Exercise task: Reproduce the listing word for word. Skip any image.

Raw data:
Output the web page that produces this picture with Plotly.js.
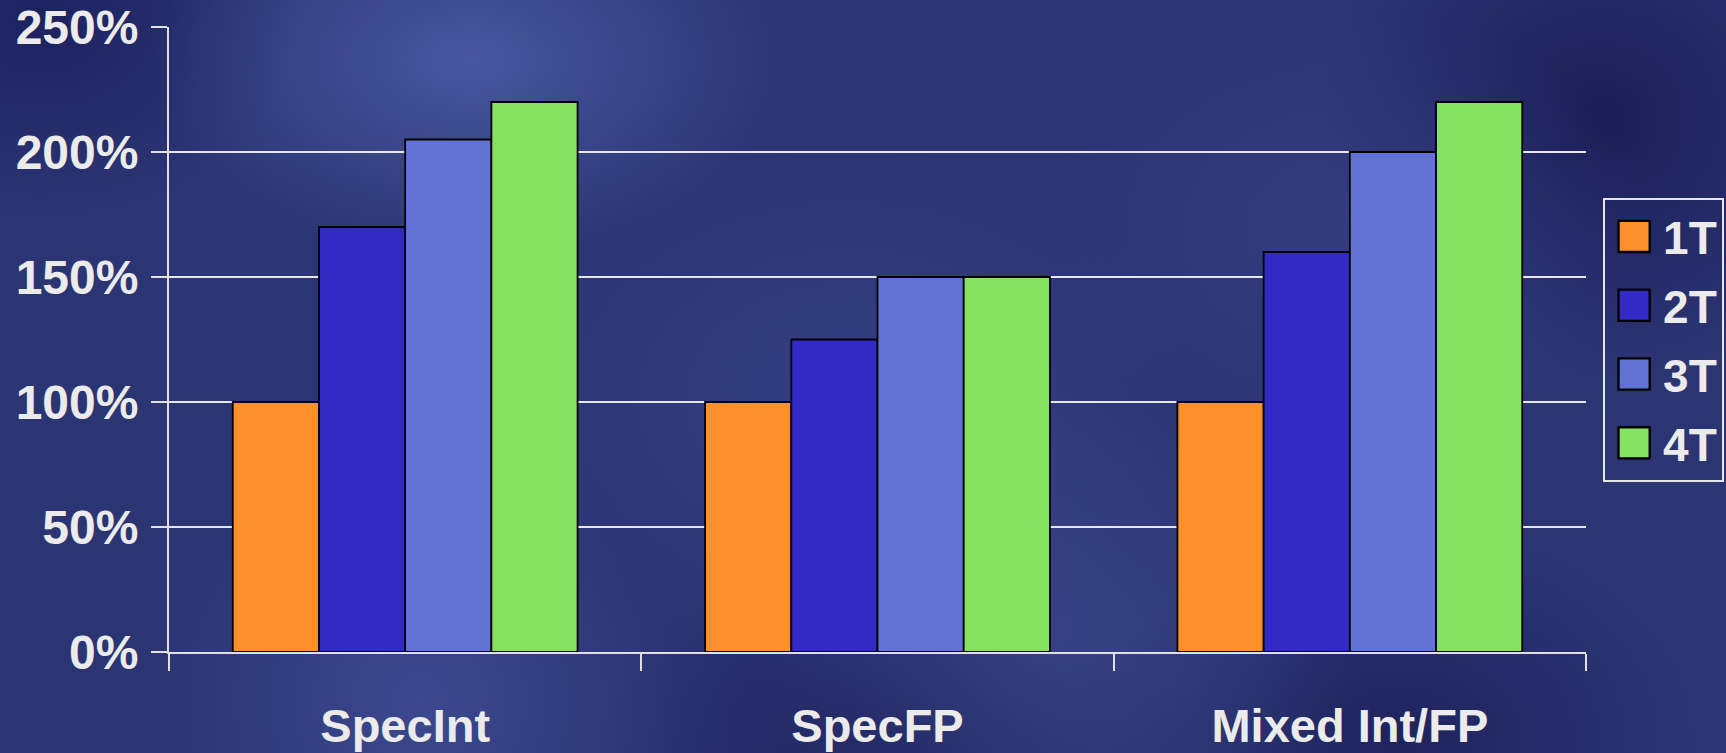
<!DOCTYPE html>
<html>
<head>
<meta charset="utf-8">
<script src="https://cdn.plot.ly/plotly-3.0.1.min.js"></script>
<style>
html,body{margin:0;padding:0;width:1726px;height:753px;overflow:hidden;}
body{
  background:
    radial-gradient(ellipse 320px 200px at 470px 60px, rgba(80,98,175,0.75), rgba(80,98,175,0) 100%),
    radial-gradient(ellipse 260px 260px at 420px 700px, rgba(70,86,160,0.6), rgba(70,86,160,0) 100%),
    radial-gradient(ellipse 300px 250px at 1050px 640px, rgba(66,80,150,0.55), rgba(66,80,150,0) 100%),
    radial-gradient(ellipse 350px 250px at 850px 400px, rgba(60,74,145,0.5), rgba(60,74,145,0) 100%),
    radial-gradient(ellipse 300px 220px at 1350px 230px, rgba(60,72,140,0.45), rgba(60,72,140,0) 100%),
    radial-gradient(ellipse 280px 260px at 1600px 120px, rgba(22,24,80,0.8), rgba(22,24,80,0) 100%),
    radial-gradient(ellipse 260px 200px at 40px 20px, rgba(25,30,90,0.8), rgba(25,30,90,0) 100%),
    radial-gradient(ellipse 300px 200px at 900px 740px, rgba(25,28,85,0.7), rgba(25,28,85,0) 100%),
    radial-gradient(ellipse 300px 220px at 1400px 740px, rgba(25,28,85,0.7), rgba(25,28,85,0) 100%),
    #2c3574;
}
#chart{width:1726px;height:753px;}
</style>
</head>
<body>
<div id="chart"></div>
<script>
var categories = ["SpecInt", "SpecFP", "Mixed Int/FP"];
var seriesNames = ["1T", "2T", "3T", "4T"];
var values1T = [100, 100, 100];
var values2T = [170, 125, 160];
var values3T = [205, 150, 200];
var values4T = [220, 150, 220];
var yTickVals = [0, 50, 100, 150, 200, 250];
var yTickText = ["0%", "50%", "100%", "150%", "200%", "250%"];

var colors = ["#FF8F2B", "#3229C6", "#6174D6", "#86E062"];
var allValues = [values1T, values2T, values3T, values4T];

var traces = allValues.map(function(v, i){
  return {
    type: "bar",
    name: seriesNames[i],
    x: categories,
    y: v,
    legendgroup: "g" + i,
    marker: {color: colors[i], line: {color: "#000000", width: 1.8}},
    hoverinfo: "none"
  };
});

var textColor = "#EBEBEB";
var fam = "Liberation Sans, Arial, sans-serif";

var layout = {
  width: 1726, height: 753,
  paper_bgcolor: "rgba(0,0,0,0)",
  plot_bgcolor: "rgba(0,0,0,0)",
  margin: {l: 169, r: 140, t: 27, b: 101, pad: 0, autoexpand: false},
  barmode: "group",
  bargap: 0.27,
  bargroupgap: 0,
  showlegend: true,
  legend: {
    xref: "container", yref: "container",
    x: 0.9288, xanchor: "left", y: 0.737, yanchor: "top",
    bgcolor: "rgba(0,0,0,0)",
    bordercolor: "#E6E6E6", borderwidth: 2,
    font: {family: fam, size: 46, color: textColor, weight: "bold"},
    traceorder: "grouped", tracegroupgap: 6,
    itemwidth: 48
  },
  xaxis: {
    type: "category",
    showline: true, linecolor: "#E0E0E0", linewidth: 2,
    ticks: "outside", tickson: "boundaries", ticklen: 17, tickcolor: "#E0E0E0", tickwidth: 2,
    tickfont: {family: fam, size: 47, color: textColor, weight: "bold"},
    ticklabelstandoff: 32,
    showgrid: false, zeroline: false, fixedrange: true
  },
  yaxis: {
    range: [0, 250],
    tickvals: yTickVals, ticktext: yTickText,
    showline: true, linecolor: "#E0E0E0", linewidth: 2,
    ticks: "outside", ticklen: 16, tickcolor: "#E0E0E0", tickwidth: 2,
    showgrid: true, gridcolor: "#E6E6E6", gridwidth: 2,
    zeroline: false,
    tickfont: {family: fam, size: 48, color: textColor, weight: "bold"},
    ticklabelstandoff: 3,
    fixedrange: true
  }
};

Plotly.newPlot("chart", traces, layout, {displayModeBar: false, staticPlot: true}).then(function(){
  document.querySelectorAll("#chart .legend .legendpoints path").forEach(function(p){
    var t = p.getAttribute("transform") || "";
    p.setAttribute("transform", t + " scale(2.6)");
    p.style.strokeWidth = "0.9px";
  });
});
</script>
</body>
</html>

Exercise solution:
Output the web page that produces this picture with Plotly.js.
<!DOCTYPE html>
<html>
<head>
<meta charset="utf-8">
<script src="https://cdn.plot.ly/plotly-3.0.1.min.js"></script>
<style>
html,body{margin:0;padding:0;width:1726px;height:753px;overflow:hidden;}
body{
  background:
    radial-gradient(ellipse 320px 200px at 470px 60px, rgba(80,98,175,0.75), rgba(80,98,175,0) 100%),
    radial-gradient(ellipse 260px 260px at 420px 700px, rgba(70,86,160,0.6), rgba(70,86,160,0) 100%),
    radial-gradient(ellipse 300px 250px at 1050px 640px, rgba(66,80,150,0.55), rgba(66,80,150,0) 100%),
    radial-gradient(ellipse 350px 250px at 850px 400px, rgba(60,74,145,0.5), rgba(60,74,145,0) 100%),
    radial-gradient(ellipse 300px 220px at 1350px 230px, rgba(60,72,140,0.45), rgba(60,72,140,0) 100%),
    radial-gradient(ellipse 280px 260px at 1600px 120px, rgba(22,24,80,0.8), rgba(22,24,80,0) 100%),
    radial-gradient(ellipse 260px 200px at 40px 20px, rgba(25,30,90,0.8), rgba(25,30,90,0) 100%),
    radial-gradient(ellipse 300px 200px at 900px 740px, rgba(25,28,85,0.7), rgba(25,28,85,0) 100%),
    radial-gradient(ellipse 300px 220px at 1400px 740px, rgba(25,28,85,0.7), rgba(25,28,85,0) 100%),
    #2c3574;
}
#chart{width:1726px;height:753px;}
</style>
</head>
<body>
<div id="chart"></div>
<script>
var categories = ["SpecInt", "SpecFP", "Mixed Int/FP"];
var seriesNames = ["1T", "2T", "3T", "4T"];
var values1T = [100, 100, 100];
var values2T = [170, 125, 160];
var values3T = [205, 150, 200];
var values4T = [220, 150, 220];
var yTickVals = [0, 50, 100, 150, 200, 250];
var yTickText = ["0%", "50%", "100%", "150%", "200%", "250%"];

var colors = ["#FF8F2B", "#3229C6", "#6174D6", "#86E062"];
var allValues = [values1T, values2T, values3T, values4T];

var traces = allValues.map(function(v, i){
  return {
    type: "bar",
    name: seriesNames[i],
    x: categories,
    y: v,
    legendgroup: "g" + i,
    marker: {color: colors[i], line: {color: "#000000", width: 1.8}},
    hoverinfo: "none"
  };
});

var textColor = "#EBEBEB";
var fam = "Liberation Sans, Arial, sans-serif";

var layout = {
  width: 1726, height: 753,
  paper_bgcolor: "rgba(0,0,0,0)",
  plot_bgcolor: "rgba(0,0,0,0)",
  margin: {l: 169, r: 140, t: 27, b: 101, pad: 0, autoexpand: false},
  barmode: "group",
  bargap: 0.27,
  bargroupgap: 0,
  showlegend: true,
  legend: {
    xref: "container", yref: "container",
    x: 0.9288, xanchor: "left", y: 0.737, yanchor: "top",
    bgcolor: "rgba(0,0,0,0)",
    bordercolor: "#E6E6E6", borderwidth: 2,
    font: {family: fam, size: 46, color: textColor, weight: "bold"},
    traceorder: "grouped", tracegroupgap: 6,
    itemwidth: 48
  },
  xaxis: {
    type: "category",
    showline: true, linecolor: "#E0E0E0", linewidth: 2,
    ticks: "outside", tickson: "boundaries", ticklen: 17, tickcolor: "#E0E0E0", tickwidth: 2,
    tickfont: {family: fam, size: 47, color: textColor, weight: "bold"},
    ticklabelstandoff: 32,
    showgrid: false, zeroline: false, fixedrange: true
  },
  yaxis: {
    range: [0, 250],
    tickvals: yTickVals, ticktext: yTickText,
    showline: true, linecolor: "#E0E0E0", linewidth: 2,
    ticks: "outside", ticklen: 16, tickcolor: "#E0E0E0", tickwidth: 2,
    showgrid: true, gridcolor: "#E6E6E6", gridwidth: 2,
    zeroline: false,
    tickfont: {family: fam, size: 48, color: textColor, weight: "bold"},
    ticklabelstandoff: 3,
    fixedrange: true
  }
};

Plotly.newPlot("chart", traces, layout, {displayModeBar: false, staticPlot: true}).then(function(){
  document.querySelectorAll("#chart .legend .legendpoints path").forEach(function(p){
    var t = p.getAttribute("transform") || "";
    p.setAttribute("transform", t + " scale(2.6)");
    p.style.strokeWidth = "0.9px";
  });
});
</script>
</body>
</html>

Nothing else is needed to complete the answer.